• **Recorded information**
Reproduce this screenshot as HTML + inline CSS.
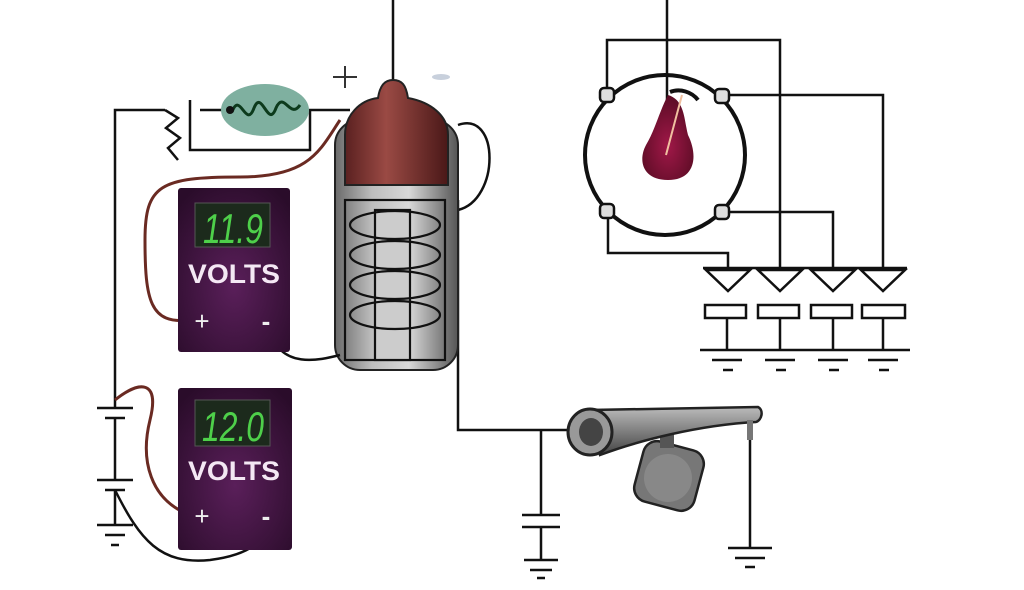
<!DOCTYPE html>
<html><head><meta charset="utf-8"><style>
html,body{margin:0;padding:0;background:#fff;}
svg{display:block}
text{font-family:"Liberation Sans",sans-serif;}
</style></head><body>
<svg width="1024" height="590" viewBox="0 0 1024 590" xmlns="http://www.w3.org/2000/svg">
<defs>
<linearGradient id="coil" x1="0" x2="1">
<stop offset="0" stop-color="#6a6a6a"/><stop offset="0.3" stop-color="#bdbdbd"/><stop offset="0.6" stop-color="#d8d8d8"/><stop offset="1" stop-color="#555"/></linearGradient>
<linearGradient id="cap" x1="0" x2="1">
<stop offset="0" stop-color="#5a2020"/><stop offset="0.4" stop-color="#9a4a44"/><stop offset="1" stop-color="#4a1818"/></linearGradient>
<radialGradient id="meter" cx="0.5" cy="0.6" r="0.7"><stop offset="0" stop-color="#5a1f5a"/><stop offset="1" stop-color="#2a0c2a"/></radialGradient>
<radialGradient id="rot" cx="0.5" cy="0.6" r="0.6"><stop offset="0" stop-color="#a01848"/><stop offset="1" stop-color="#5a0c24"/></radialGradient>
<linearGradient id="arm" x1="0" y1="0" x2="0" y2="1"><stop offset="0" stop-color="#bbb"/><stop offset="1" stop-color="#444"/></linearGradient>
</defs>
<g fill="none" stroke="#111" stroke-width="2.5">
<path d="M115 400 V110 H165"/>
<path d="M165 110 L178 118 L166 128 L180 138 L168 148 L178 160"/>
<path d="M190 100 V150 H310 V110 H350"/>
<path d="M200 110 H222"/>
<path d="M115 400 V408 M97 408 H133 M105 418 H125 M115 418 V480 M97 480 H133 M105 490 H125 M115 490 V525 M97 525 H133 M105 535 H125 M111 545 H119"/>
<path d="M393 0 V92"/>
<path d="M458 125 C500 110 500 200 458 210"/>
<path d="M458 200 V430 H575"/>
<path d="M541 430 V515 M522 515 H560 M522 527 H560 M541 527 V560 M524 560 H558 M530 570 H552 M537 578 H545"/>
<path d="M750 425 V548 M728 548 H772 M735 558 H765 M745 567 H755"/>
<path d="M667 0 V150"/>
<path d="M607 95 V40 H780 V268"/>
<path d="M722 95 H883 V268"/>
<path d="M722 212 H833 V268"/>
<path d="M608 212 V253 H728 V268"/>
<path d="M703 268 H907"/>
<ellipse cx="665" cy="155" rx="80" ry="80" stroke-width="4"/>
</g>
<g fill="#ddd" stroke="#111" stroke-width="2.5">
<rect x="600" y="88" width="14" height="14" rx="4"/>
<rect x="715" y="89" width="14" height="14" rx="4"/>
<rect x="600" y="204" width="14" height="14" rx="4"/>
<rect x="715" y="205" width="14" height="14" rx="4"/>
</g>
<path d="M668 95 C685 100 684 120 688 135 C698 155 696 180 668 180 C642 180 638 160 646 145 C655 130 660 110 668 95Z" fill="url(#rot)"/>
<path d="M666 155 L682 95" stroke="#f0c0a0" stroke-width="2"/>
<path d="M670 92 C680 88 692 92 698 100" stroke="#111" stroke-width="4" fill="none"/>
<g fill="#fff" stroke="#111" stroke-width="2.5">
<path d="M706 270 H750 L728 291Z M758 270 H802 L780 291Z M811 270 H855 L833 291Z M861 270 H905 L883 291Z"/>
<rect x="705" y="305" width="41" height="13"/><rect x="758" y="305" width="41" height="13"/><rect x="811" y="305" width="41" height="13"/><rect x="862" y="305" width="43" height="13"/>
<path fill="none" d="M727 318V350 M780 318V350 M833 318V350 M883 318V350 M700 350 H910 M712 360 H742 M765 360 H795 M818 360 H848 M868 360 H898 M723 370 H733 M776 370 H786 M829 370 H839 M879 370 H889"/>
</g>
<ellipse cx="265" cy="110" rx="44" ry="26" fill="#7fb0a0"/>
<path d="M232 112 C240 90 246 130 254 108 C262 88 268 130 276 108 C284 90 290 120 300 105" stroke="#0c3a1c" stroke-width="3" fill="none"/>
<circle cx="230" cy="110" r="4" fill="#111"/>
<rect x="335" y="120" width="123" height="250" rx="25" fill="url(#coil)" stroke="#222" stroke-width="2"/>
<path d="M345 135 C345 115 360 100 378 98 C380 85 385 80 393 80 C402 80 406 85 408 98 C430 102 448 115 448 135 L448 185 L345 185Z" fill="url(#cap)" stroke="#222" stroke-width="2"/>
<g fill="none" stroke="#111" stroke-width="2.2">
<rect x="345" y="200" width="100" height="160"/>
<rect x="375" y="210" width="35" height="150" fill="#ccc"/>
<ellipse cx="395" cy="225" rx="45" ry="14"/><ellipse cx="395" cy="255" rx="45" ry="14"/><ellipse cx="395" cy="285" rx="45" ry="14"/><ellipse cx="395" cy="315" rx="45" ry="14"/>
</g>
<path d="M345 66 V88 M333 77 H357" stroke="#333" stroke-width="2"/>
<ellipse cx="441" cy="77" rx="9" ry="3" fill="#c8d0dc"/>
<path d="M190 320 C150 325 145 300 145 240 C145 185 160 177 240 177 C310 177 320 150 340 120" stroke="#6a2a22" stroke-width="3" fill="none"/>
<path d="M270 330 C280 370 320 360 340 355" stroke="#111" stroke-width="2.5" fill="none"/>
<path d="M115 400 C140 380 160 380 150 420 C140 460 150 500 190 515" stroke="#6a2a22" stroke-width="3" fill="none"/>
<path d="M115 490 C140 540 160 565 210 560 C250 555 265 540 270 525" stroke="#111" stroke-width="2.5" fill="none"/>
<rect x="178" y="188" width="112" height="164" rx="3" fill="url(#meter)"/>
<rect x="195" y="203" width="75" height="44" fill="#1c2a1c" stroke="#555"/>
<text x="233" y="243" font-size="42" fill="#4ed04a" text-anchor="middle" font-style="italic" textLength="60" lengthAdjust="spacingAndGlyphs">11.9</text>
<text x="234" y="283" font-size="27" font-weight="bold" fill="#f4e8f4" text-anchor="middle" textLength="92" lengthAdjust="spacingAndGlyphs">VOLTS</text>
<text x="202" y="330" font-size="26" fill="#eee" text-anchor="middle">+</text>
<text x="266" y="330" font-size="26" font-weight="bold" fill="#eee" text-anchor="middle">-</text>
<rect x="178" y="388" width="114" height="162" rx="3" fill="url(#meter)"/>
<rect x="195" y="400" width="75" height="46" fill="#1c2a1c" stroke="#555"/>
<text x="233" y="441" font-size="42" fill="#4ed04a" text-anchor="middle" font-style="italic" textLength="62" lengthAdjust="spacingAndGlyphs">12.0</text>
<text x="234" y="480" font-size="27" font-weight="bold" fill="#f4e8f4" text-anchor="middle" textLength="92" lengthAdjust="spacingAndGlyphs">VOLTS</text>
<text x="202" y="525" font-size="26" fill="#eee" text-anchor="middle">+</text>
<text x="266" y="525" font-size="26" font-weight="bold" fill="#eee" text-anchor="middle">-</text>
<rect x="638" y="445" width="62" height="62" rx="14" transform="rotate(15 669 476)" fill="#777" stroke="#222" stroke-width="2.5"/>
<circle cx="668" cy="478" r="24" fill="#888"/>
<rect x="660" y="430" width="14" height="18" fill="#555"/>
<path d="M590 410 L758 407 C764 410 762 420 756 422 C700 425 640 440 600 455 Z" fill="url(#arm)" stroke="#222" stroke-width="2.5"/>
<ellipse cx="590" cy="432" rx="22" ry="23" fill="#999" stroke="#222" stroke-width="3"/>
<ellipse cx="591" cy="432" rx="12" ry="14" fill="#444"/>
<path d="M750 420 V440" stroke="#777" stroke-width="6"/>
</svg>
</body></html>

• **Challenge**
Set the data above down again exactly as given, with no pictures.

• **Response to the exercise**
Reproduce this screenshot as HTML + inline CSS.
<!DOCTYPE html>
<html><head><meta charset="utf-8"><style>
html,body{margin:0;padding:0;background:#fff;}
svg{display:block}
text{font-family:"Liberation Sans",sans-serif;}
</style></head><body>
<svg width="1024" height="590" viewBox="0 0 1024 590" xmlns="http://www.w3.org/2000/svg">
<defs>
<linearGradient id="coil" x1="0" x2="1">
<stop offset="0" stop-color="#6a6a6a"/><stop offset="0.3" stop-color="#bdbdbd"/><stop offset="0.6" stop-color="#d8d8d8"/><stop offset="1" stop-color="#555"/></linearGradient>
<linearGradient id="cap" x1="0" x2="1">
<stop offset="0" stop-color="#5a2020"/><stop offset="0.4" stop-color="#9a4a44"/><stop offset="1" stop-color="#4a1818"/></linearGradient>
<radialGradient id="meter" cx="0.5" cy="0.6" r="0.7"><stop offset="0" stop-color="#5a1f5a"/><stop offset="1" stop-color="#2a0c2a"/></radialGradient>
<radialGradient id="rot" cx="0.5" cy="0.6" r="0.6"><stop offset="0" stop-color="#a01848"/><stop offset="1" stop-color="#5a0c24"/></radialGradient>
<linearGradient id="arm" x1="0" y1="0" x2="0" y2="1"><stop offset="0" stop-color="#bbb"/><stop offset="1" stop-color="#444"/></linearGradient>
</defs>
<g fill="none" stroke="#111" stroke-width="2.5">
<path d="M115 400 V110 H165"/>
<path d="M165 110 L178 118 L166 128 L180 138 L168 148 L178 160"/>
<path d="M190 100 V150 H310 V110 H350"/>
<path d="M200 110 H222"/>
<path d="M115 400 V408 M97 408 H133 M105 418 H125 M115 418 V480 M97 480 H133 M105 490 H125 M115 490 V525 M97 525 H133 M105 535 H125 M111 545 H119"/>
<path d="M393 0 V92"/>
<path d="M458 125 C500 110 500 200 458 210"/>
<path d="M458 200 V430 H575"/>
<path d="M541 430 V515 M522 515 H560 M522 527 H560 M541 527 V560 M524 560 H558 M530 570 H552 M537 578 H545"/>
<path d="M750 425 V548 M728 548 H772 M735 558 H765 M745 567 H755"/>
<path d="M667 0 V150"/>
<path d="M607 95 V40 H780 V268"/>
<path d="M722 95 H883 V268"/>
<path d="M722 212 H833 V268"/>
<path d="M608 212 V253 H728 V268"/>
<path d="M703 268 H907"/>
<ellipse cx="665" cy="155" rx="80" ry="80" stroke-width="4"/>
</g>
<g fill="#ddd" stroke="#111" stroke-width="2.5">
<rect x="600" y="88" width="14" height="14" rx="4"/>
<rect x="715" y="89" width="14" height="14" rx="4"/>
<rect x="600" y="204" width="14" height="14" rx="4"/>
<rect x="715" y="205" width="14" height="14" rx="4"/>
</g>
<path d="M668 95 C685 100 684 120 688 135 C698 155 696 180 668 180 C642 180 638 160 646 145 C655 130 660 110 668 95Z" fill="url(#rot)"/>
<path d="M666 155 L682 95" stroke="#f0c0a0" stroke-width="2"/>
<path d="M670 92 C680 88 692 92 698 100" stroke="#111" stroke-width="4" fill="none"/>
<g fill="#fff" stroke="#111" stroke-width="2.5">
<path d="M706 270 H750 L728 291Z M758 270 H802 L780 291Z M811 270 H855 L833 291Z M861 270 H905 L883 291Z"/>
<rect x="705" y="305" width="41" height="13"/><rect x="758" y="305" width="41" height="13"/><rect x="811" y="305" width="41" height="13"/><rect x="862" y="305" width="43" height="13"/>
<path fill="none" d="M727 318V350 M780 318V350 M833 318V350 M883 318V350 M700 350 H910 M712 360 H742 M765 360 H795 M818 360 H848 M868 360 H898 M723 370 H733 M776 370 H786 M829 370 H839 M879 370 H889"/>
</g>
<ellipse cx="265" cy="110" rx="44" ry="26" fill="#7fb0a0"/>
<path d="M232 112 C240 90 246 130 254 108 C262 88 268 130 276 108 C284 90 290 120 300 105" stroke="#0c3a1c" stroke-width="3" fill="none"/>
<circle cx="230" cy="110" r="4" fill="#111"/>
<rect x="335" y="120" width="123" height="250" rx="25" fill="url(#coil)" stroke="#222" stroke-width="2"/>
<path d="M345 135 C345 115 360 100 378 98 C380 85 385 80 393 80 C402 80 406 85 408 98 C430 102 448 115 448 135 L448 185 L345 185Z" fill="url(#cap)" stroke="#222" stroke-width="2"/>
<g fill="none" stroke="#111" stroke-width="2.2">
<rect x="345" y="200" width="100" height="160"/>
<rect x="375" y="210" width="35" height="150" fill="#ccc"/>
<ellipse cx="395" cy="225" rx="45" ry="14"/><ellipse cx="395" cy="255" rx="45" ry="14"/><ellipse cx="395" cy="285" rx="45" ry="14"/><ellipse cx="395" cy="315" rx="45" ry="14"/>
</g>
<path d="M345 66 V88 M333 77 H357" stroke="#333" stroke-width="2"/>
<ellipse cx="441" cy="77" rx="9" ry="3" fill="#c8d0dc"/>
<path d="M190 320 C150 325 145 300 145 240 C145 185 160 177 240 177 C310 177 320 150 340 120" stroke="#6a2a22" stroke-width="3" fill="none"/>
<path d="M270 330 C280 370 320 360 340 355" stroke="#111" stroke-width="2.5" fill="none"/>
<path d="M115 400 C140 380 160 380 150 420 C140 460 150 500 190 515" stroke="#6a2a22" stroke-width="3" fill="none"/>
<path d="M115 490 C140 540 160 565 210 560 C250 555 265 540 270 525" stroke="#111" stroke-width="2.5" fill="none"/>
<rect x="178" y="188" width="112" height="164" rx="3" fill="url(#meter)"/>
<rect x="195" y="203" width="75" height="44" fill="#1c2a1c" stroke="#555"/>
<text x="233" y="243" font-size="42" fill="#4ed04a" text-anchor="middle" font-style="italic" textLength="60" lengthAdjust="spacingAndGlyphs">11.9</text>
<text x="234" y="283" font-size="27" font-weight="bold" fill="#f4e8f4" text-anchor="middle" textLength="92" lengthAdjust="spacingAndGlyphs">VOLTS</text>
<text x="202" y="330" font-size="26" fill="#eee" text-anchor="middle">+</text>
<text x="266" y="330" font-size="26" font-weight="bold" fill="#eee" text-anchor="middle">-</text>
<rect x="178" y="388" width="114" height="162" rx="3" fill="url(#meter)"/>
<rect x="195" y="400" width="75" height="46" fill="#1c2a1c" stroke="#555"/>
<text x="233" y="441" font-size="42" fill="#4ed04a" text-anchor="middle" font-style="italic" textLength="62" lengthAdjust="spacingAndGlyphs">12.0</text>
<text x="234" y="480" font-size="27" font-weight="bold" fill="#f4e8f4" text-anchor="middle" textLength="92" lengthAdjust="spacingAndGlyphs">VOLTS</text>
<text x="202" y="525" font-size="26" fill="#eee" text-anchor="middle">+</text>
<text x="266" y="525" font-size="26" font-weight="bold" fill="#eee" text-anchor="middle">-</text>
<rect x="638" y="445" width="62" height="62" rx="14" transform="rotate(15 669 476)" fill="#777" stroke="#222" stroke-width="2.5"/>
<circle cx="668" cy="478" r="24" fill="#888"/>
<rect x="660" y="430" width="14" height="18" fill="#555"/>
<path d="M590 410 L758 407 C764 410 762 420 756 422 C700 425 640 440 600 455 Z" fill="url(#arm)" stroke="#222" stroke-width="2.5"/>
<ellipse cx="590" cy="432" rx="22" ry="23" fill="#999" stroke="#222" stroke-width="3"/>
<ellipse cx="591" cy="432" rx="12" ry="14" fill="#444"/>
<path d="M750 420 V440" stroke="#777" stroke-width="6"/>
</svg>
</body></html>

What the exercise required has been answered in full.